I went for a pavlova, but I forgot to start the oven off at a high temperature because the recipe, of course, specified a low temperature, so I ended up with something not quite the same as either a pav or a meringue shell. This mixture had a lot of cocoa powder in it, and I think that may have changed the texture, too. It was almost cakelike.

My finished pavlova.
2. The creme anglaise required 6 egg yolks, and the “pavlova” called for 3 egg whites. Now that’s kind of silly. So naturally, I doubled the amount of pavlova so I’d use up all my eggs. I could have forgiven the silliness, though, if it weren’t for the fact that, even with twice the amount of meringue, I had about three times as much of both toppings as I could use. Maybe I was supposed to dump them on, but I served the extra toppings with the pavlova and encouraged my friends to add more, and I still ended up having to throw a lot away. (The mousse is great with the sweet pavlova but not sweet enough to eat on its own, and the creme anglaise is delicious but I couldn’t find many things to put it on that went with its eggy flavor.)

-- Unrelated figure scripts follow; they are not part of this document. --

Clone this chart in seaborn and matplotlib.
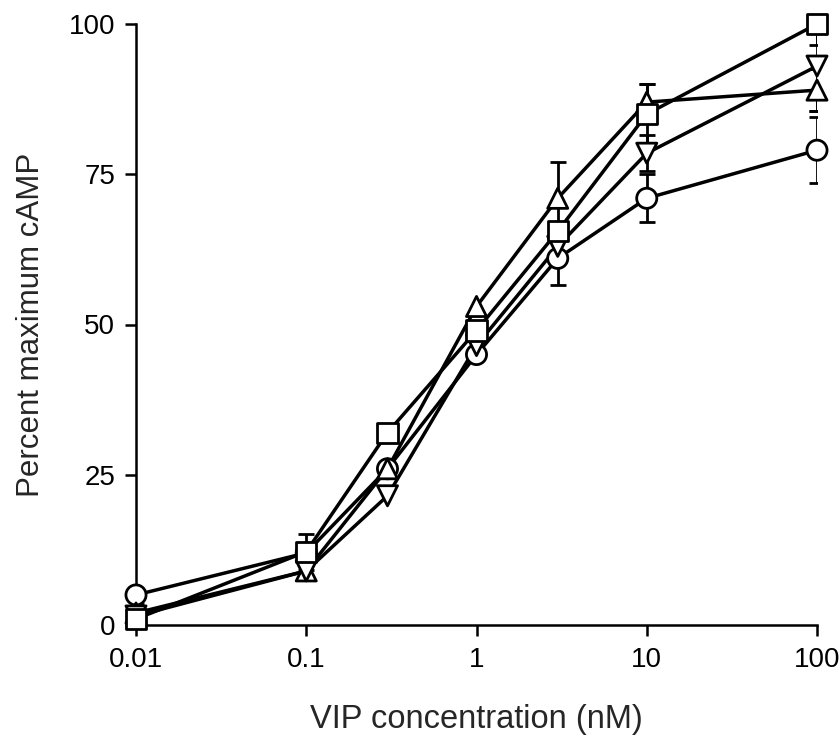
import numpy as np
import pandas as pd
import matplotlib
matplotlib.use("Agg")
import matplotlib.pyplot as plt
from matplotlib.ticker import FixedLocator, FixedFormatter, NullLocator
import seaborn as sns

# ---- data ----
conc = [0.01, 0.1, 0.3, 1, 3, 10, 100]
circle = [5, 12, 26, 45, 61, 71, 79]
square = [1, 12.2, 32, 49, 65.5, 85, 100]
tri_up = [2, 9, 26, 53, 71, 87, 89]
tri_down = [1.5, 9, 21.5, 46.5, 63, 78.5, 93]
err_circle = [0, 0, 0, 0, 4.5, 4, 5.5]
err_square = [0, 3, 0, 0, 1.5, 5, 3.5]
err_tri_up = [1.5, 0, 0, 0, 6, 3, 3.5]
err_tri_down = [0, 0, 0, 0, 0, 3, 7.5]
xticks = [0.01, 0.1, 1, 10, 100]
xtick_labels = ["0.01", "0.1", "1", "10", "100"]
yticks = [0, 25, 50, 75, 100]
xlabel = "VIP concentration (nM)"
ylabel = "Percent maximum cAMP"

series = {
    "circle": (circle, err_circle, "o"),
    "tri_up": (tri_up, err_tri_up, "^"),
    "tri_down": (tri_down, err_tri_down, "v"),
    "square": (square, err_square, "s"),
}
order = list(series.keys())

rows = []
for name, (vals, errs, mk) in series.items():
    for c, v, e in zip(conc, vals, errs):
        rows.append({"conc": c, "value": v, "err": e, "series": name})
df = pd.DataFrame(rows)

sns.set_style("ticks")
plt.rcParams["font.family"] = ["Liberation Sans", "DejaVu Sans"]

fig = plt.figure(figsize=(8.39, 7.5), dpi=100)
ax = fig.add_axes([136 / 839, 125 / 750, (817 - 136) / 839, (625 - 24) / 750])

# error bars (beneath everything)
for name in order:
    sub = df[(df["series"] == name) & (df["err"] > 0)]
    ax.errorbar(sub["conc"], sub["value"], yerr=sub["err"], fmt="none",
                ecolor="black", elinewidth=2, capsize=6, capthick=2, zorder=1)

# connecting lines
sns.lineplot(data=df, x="conc", y="value", units="series", estimator=None,
             color="black", linewidth=2.5, sort=True, ax=ax, zorder=2,
             legend=False)

# open markers
sns.scatterplot(data=df, x="conc", y="value", style="series", style_order=order,
                markers={k: series[k][2] for k in order}, color="white",
                edgecolor="black", linewidth=2.0, s=210, ax=ax, zorder=3,
                legend=False, clip_on=False)

ax.set_xscale("log")
ax.set_xlim(0.01, 100)
ax.set_ylim(0, 100)
ax.xaxis.set_major_locator(FixedLocator(xticks))
ax.xaxis.set_major_formatter(FixedFormatter(xtick_labels))
ax.xaxis.set_minor_locator(NullLocator())
ax.set_yticks(yticks)
ax.set_yticklabels([str(t) for t in yticks])

for s in ["top", "right"]:
    ax.spines[s].set_visible(False)
for s in ["left", "bottom"]:
    ax.spines[s].set_linewidth(1.8)
    ax.spines[s].set_color("black")

ax.tick_params(axis="both", which="major", length=8, width=1.8, color="black",
               labelsize=20, labelcolor="black")
ax.tick_params(axis="x", pad=8)
ax.tick_params(axis="y", pad=7)

ax.set_xlabel(xlabel, fontsize=23.5, labelpad=22)
ax.set_ylabel(ylabel, fontsize=22.5, labelpad=16)

fig.savefig("out.png", dpi=100, facecolor="white")
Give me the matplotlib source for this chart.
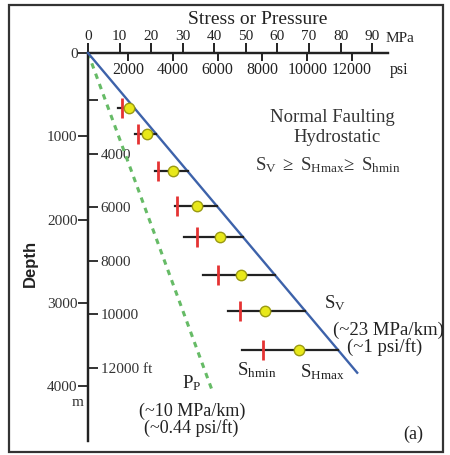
import matplotlib
matplotlib.use("Agg")
import matplotlib.pyplot as plt
import numpy as np
from matplotlib.patches import Rectangle

plt.rcParams['font.family'] = ['Liberation Serif', 'DejaVu Serif']
plt.rcParams['mathtext.fontset'] = 'custom'
plt.rcParams['mathtext.rm'] = 'Liberation Serif'
plt.rcParams['mathtext.it'] = 'Liberation Serif:italic'
plt.rcParams['mathtext.bf'] = 'Liberation Serif:bold'

# ---------------- data ----------------
depth_m = [660, 970, 1420, 1840, 2210, 2670, 3100, 3570]          # depth of each stress estimate
shmin_mpa = [10.8, 15.8, 22.2, 28.2, 34.5, 41.1, 48.1, 55.4]      # red ticks
shmax_mpa = [13.0, 18.7, 26.9, 34.5, 41.8, 48.4, 56.0, 66.8]      # yellow circles
range_low_mpa = [9.5, 14.9, 21.2, 27.5, 30.4, 36.4, 44.3, 48.7]   # left end of black bars
sv_gradient = 22.2        # MPa/km
sv_depth = [0, 3840]      # extent of Sv line (m)
pp_gradient = 9.7         # MPa/km
pp_depth = [0, 4080]      # extent of Pp line (m)

mpa_ticks = [0, 10, 20, 30, 40, 50, 60, 70, 80, 90]
psi_ticks = [2000, 4000, 6000, 8000, 10000, 12000]
psi_labels = ['2000', '4000', '6000', '8000', '10000', '12000']
m_ticks = [0, 1000, 2000, 3000, 4000]
m_labels = ['0', '1000', '2000', '3000', '4000']
ft_ticks = [2000, 4000, 6000, 8000, 10000, 12000]
ft_labels = ['', '4000', '6000', '8000', '10000', '12000 ft']

# scales as drawn in the original figure
MPA_PER_PSI, PSI_OFF = 0.00709, -1.5
M_PER_FT, FT_OFF = 0.3218, -79.0

W, H = 450, 455
fig = plt.figure(figsize=(W / 100, H / 100), dpi=100)
ax = fig.add_axes([88 / W, 1 - 441 / H, 300 / W, 388 / H])
ax.set_xlim(0, 95)
ax.set_ylim(4660, 0)
ax.patch.set_alpha(0)

for s in ['right', 'bottom']:
    ax.spines[s].set_visible(False)
for s in ['left', 'top']:
    ax.spines[s].set_linewidth(1.6)
    ax.spines[s].set_color('#222222')

ax.xaxis.tick_top()
ax.set_xticks(mpa_ticks)
ax.set_xticklabels([str(v) for v in mpa_ticks])
ax.tick_params(axis='x', direction='out', length=7, width=1.4, pad=0,
               labelsize=11, colors='#222222')
ax.set_yticks(m_ticks)
ax.set_yticklabels(m_labels)
ax.tick_params(axis='y', direction='out', length=7, width=1.4, pad=0.5,
               labelsize=11, colors='#333333')

# psi scale below top axis
secx = ax.secondary_xaxis('top', functions=(lambda x: (x - PSI_OFF) / MPA_PER_PSI,
                                            lambda p: p * MPA_PER_PSI + PSI_OFF))
secx.set_alignment('bottom')
secx.set_xticks(psi_ticks)
secx.set_xticklabels(psi_labels)
secx.tick_params(axis='x', direction='out', length=6, width=1.4, pad=0.5,
                 labelsize=11.5, colors='#222222')
for sp in secx.spines.values():
    sp.set_linewidth(1.6)
    sp.set_color('#222222')

# ft scale right of depth axis
secy = ax.secondary_yaxis('left', functions=(lambda m: (m - FT_OFF) / M_PER_FT,
                                             lambda f: f * M_PER_FT + FT_OFF))
secy.set_alignment('right')
secy.set_yticks(ft_ticks)
secy.set_yticklabels(ft_labels)
secy.tick_params(axis='y', direction='out', length=7, width=1.4, pad=2,
                 labelsize=11, colors='#333333')
for sp in secy.spines.values():
    sp.set_linewidth(1.6)
    sp.set_color('#222222')

# Sv and Pp lines
sv_stress = [sv_gradient * d / 1000 for d in sv_depth]
pp_stress = [pp_gradient * d / 1000 for d in pp_depth]
ax.plot(sv_stress, sv_depth, color='#3d62aa', lw=1.7, clip_on=False, zorder=3)
ax.plot(pp_stress, pp_depth, color='#66bb66', lw=2.2, ls=(0, (1.8, 1.8)),
        clip_on=False, zorder=2)

# stress ranges
for d, lo, hmin, hmax in zip(depth_m, range_low_mpa, shmin_mpa, shmax_mpa):
    ax.plot([lo, sv_gradient * d / 1000], [d, d], color='#222222', lw=1.6, zorder=4)
ax.plot(shmin_mpa, depth_m, ls='none', marker='|', ms=14, mew=2.0,
        color='#e53333', zorder=5)
ax.plot(shmax_mpa, depth_m, ls='none', marker='o', ms=7.5, mfc='#e8e81a',
        mec='#9a9a12', mew=1.0, zorder=6)


def ftext(px, py, s, **kw):
    fig.text(px / W, 1 - py / H, s, **kw)


ftext(258, 20, 'Stress or Pressure', ha='center', va='center', fontsize=14,
      color='#222222')
ftext(386, 38, 'MPa', ha='left', va='center', fontsize=11, color='#222222')
ftext(390, 70, 'psi', ha='left', va='center', fontsize=11.5, color='#222222')
ftext(84, 402, 'm', ha='right', va='center', fontsize=11, color='#333333')

ftext(332, 117, 'Normal Faulting', ha='center', va='center', fontsize=13.5, color='#333333')
ftext(337, 137, 'Hydrostatic', ha='center', va='center', fontsize=13.5, color='#333333')
ftext(255, 165, r'$\mathrm{S_V\ \geq\ S_{Hmax}\!\geq\ S_{hmin}}$', ha='left',
      va='center', fontsize=13.5, color='#333333')

ftext(324, 308, r'$\mathrm{S_V}$', ha='left', va='baseline', fontsize=13.5, color='#222222')
ftext(333, 335, '(~23 MPa/km)', ha='left', va='baseline', fontsize=13.5, color='#222222')
ftext(347, 352, '(~1 psi/ft)', ha='left', va='baseline', fontsize=13.5, color='#222222')
ftext(237, 375, r'$\mathrm{S_{hmin}}$', ha='left', va='baseline', fontsize=13.5, color='#222222')
ftext(300, 377, r'$\mathrm{S_{Hmax}}$', ha='left', va='baseline', fontsize=13.5, color='#222222')
ftext(182, 388, r'$\mathrm{P_P}$', ha='left', va='baseline', fontsize=13.5, color='#222222')
ftext(139, 416, '(~10 MPa/km)', ha='left', va='baseline', fontsize=13, color='#222222')
ftext(144, 433, '(~0.44 psi/ft)', ha='left', va='baseline', fontsize=13, color='#222222')
ftext(413, 434, '(a)', ha='center', va='center', fontsize=13, color='#222222')
ftext(30, 263, 'Depth', ha='center', va='center', rotation=90, fontsize=12,
      fontweight='bold', family='Liberation Sans', color='#222222')

fig.patches.append(Rectangle((9 / W, 1 - 452 / H), (443 - 9) / W, (452 - 5) / H,
                             transform=fig.transFigure, fill=False, lw=1.6,
                             ec='#333333'))

fig.savefig('out.png', dpi=100)
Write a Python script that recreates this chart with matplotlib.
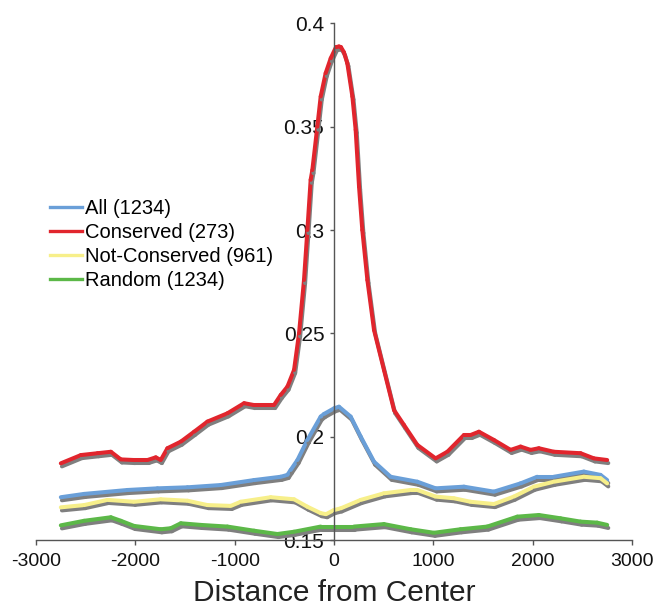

This recipe had some interesting flavors: Grand Marnier in the mousse and Sambuca in the creme anglaise mixture. I didn’t have Grand Marnier on hand, but I did have Cointreau (made margaritas on Cinco de Mayo
) and brandy, and since Cointreau is orange flavored nondescript liquor and Grand Marnier is orange flavored brandy, I thought a little of those two would have a similar effect. It tasted great!